Voters also will be asked to approve a four-year renewal of the district’s education and operations levy. With a projected 2015 tax rate of $4.35 per $1,000 in property tax valuation, it’s expected to raise $24.8 million next year.
If both measures are approved, the owner of a $250,000 house would pay $1,220 a year in school taxes. Voters must mail their ballots by Tuesday.
The district’s previous technology levy expired in 2005. At the time, the district decided to put money into building projects, such as Marysville Getchell High School and Grove Street Elementary School, Berg said.
Both projects came in under budget, so the district was able to use the remaining money to install a fiber-optic trunk line. Money from the proposed technology levy would be used to connect the schools to that trunk line and provide Wi-Fi to all schools.
“We have a few Wi-Fi hot spots, but we haven’t all been connected by Wi-Fi before,” Berg said.

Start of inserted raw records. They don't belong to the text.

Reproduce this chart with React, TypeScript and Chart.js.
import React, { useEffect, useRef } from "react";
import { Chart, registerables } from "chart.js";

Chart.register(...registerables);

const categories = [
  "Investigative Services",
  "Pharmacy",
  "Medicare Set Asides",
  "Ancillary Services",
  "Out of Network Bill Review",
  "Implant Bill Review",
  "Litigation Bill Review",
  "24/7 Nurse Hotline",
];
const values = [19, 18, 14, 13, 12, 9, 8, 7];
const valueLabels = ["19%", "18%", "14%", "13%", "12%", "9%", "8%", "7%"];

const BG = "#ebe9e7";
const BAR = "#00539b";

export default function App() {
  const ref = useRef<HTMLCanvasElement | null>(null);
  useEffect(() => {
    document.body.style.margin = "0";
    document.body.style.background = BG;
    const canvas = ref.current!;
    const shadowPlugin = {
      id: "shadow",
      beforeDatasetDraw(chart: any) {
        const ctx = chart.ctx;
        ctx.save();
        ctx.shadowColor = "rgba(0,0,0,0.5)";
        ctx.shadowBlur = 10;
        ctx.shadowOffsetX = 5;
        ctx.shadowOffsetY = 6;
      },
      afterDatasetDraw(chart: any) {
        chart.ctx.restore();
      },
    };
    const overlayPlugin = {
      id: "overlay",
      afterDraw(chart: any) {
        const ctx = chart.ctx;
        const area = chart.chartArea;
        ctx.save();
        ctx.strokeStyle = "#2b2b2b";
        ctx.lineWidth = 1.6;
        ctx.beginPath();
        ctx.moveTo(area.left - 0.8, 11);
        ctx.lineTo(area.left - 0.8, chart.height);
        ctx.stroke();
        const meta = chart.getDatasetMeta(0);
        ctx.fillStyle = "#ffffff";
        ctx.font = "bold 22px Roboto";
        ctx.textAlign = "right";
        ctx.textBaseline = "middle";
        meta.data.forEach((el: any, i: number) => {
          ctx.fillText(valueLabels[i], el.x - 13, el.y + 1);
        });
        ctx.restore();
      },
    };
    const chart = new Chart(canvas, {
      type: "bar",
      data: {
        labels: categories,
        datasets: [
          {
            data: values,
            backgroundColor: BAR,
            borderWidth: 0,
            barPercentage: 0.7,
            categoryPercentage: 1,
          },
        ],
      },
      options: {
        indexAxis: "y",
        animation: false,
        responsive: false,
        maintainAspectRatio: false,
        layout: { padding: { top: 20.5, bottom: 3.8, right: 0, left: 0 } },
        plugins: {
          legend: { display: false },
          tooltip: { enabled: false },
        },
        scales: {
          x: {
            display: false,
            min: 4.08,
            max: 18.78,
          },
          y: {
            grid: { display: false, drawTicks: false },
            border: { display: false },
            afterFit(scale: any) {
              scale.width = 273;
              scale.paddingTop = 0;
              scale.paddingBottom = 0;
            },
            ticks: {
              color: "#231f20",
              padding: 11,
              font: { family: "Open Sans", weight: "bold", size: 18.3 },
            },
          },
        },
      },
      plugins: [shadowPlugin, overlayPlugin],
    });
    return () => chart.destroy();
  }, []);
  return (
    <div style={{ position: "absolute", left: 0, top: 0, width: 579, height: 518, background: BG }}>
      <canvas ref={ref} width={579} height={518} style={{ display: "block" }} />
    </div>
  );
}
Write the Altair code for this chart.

The service could be installed district-wide next year. “Our staff and students are very hungry for technology that works efficiently,” Berg said. “Technology has changed a lot since 2005.”
High schools would get high-performance workstations for video and sound editing and for writing computer code, she said.
The district’s Wi-Fi service also would be available to the public in school parking lots during after-school hours.
The school district has 11,200 students and a general operating budget of $120 million. The district’s current maintenance and operation levy provides about a quarter of the operating budget.
Levy money is used for a variety of purposes, including paying teacher salaries, helping provide smaller class sizes, funding student activities, fine arts programs and basics like paying the heat and light bills, Berg said.
The school district had to cut more than $20 million from its budget over the past five years, according to Jim Baker, the district’s finance director.
That meant reducing 17 custodial and maintenance positions and imposing fees for students to participate in athletics, Berg said.
Passage of the levy would allow the district to eliminate the sports-participation fees through 2018, Berg said.
The district’s 2014-15 budget won’t be settled until mid-June, but passage of the levy also could make it possible to add five maintenance or custodial positions, Baker said.